Ben Hall made his official filing for Mayor on Wednesday, and had a campaign rally after ward. This story is about that and about a new video his campaign released, and it contains three ways in which Hall says he is different than Mayor Parker. One of them is worth highlighting here:

2. Education: “We need to educate and train our kids with the best possible education that any school district or human history can provide. The present mayor believes that’s not her responsibility because she ‘has no statutory authority.’ It’s not about statute, it’s about leadership.” During this comment, the words “Mayor Parker will ignore education. Mayor Hall will expand education” show on the screen.

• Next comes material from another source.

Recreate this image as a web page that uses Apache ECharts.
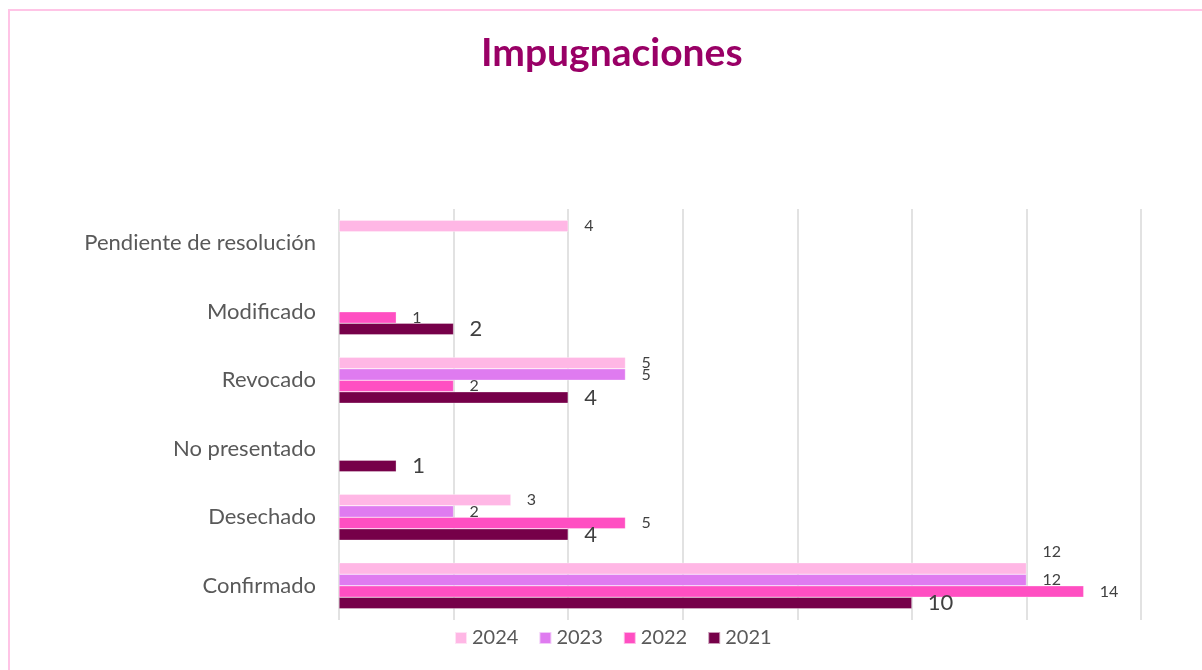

[Parker campaign spokesperson Sue] Davis responded: ”While Mr. Hall wants to run the schools, Mayor Parker has made sure that city resources are working to strengthen schools and help schoolchildren. She just distributed 25,000 backpacks full of school supplies to children in need. She’s worked to coordinate infrastructure projects near schools and keep our kids safe when they go to school. She’s building new libraries and funding after-school programs. And she’s working with partner organizations to help children stay in school and gain the necessary skills to find good jobs when they graduate.”

Ben Hall

Ben Hall

As with the other two points Hall noted, having to do with economic opportunity and crime prevention, this is what I find so frustrating about Hall’s candidacy. There’s absolutely no detail in this suggestion – I can hardly call it an “idea” with so little substance to it. There’s nothing to indicate what Hall would do as Mayor to this goal of providing the “best possible education that any school district or human history can provide”. Hall brushes aside the Mayor’s point about lacking any statutory authority, but the fact remains that unlike some cities, the Mayor of Houston doesn’t appoint a school chancellor or superintendent, and we have multiple independent school districts with independently elected school boards that have taxing authority and set their own budgets. Some of these school districts are quite large – HISD, Alief, Spring Branch, Kingwood, Cy-Fair – some are small, they cover turf that includes Houston and not-Houston, and they all have their own identity and governing philosophy. While I’m sure that most of them would be willing to work with the city on certain items, I’m equally sure none of them will cede any of their legal rights and responsibilities without a fight that the city would lose because it has no grounds to assert any authority over them. I truly have no clue what Hall has in mind when he says stuff like this. While it’s possible that he’s such a visionary that I can’t even see the box he thinking outside of, it’s also possible that he’s completely unclear about what office it is he’s running for and what that job entails. In the absence of further information, I have to lean towards the latter interpretation.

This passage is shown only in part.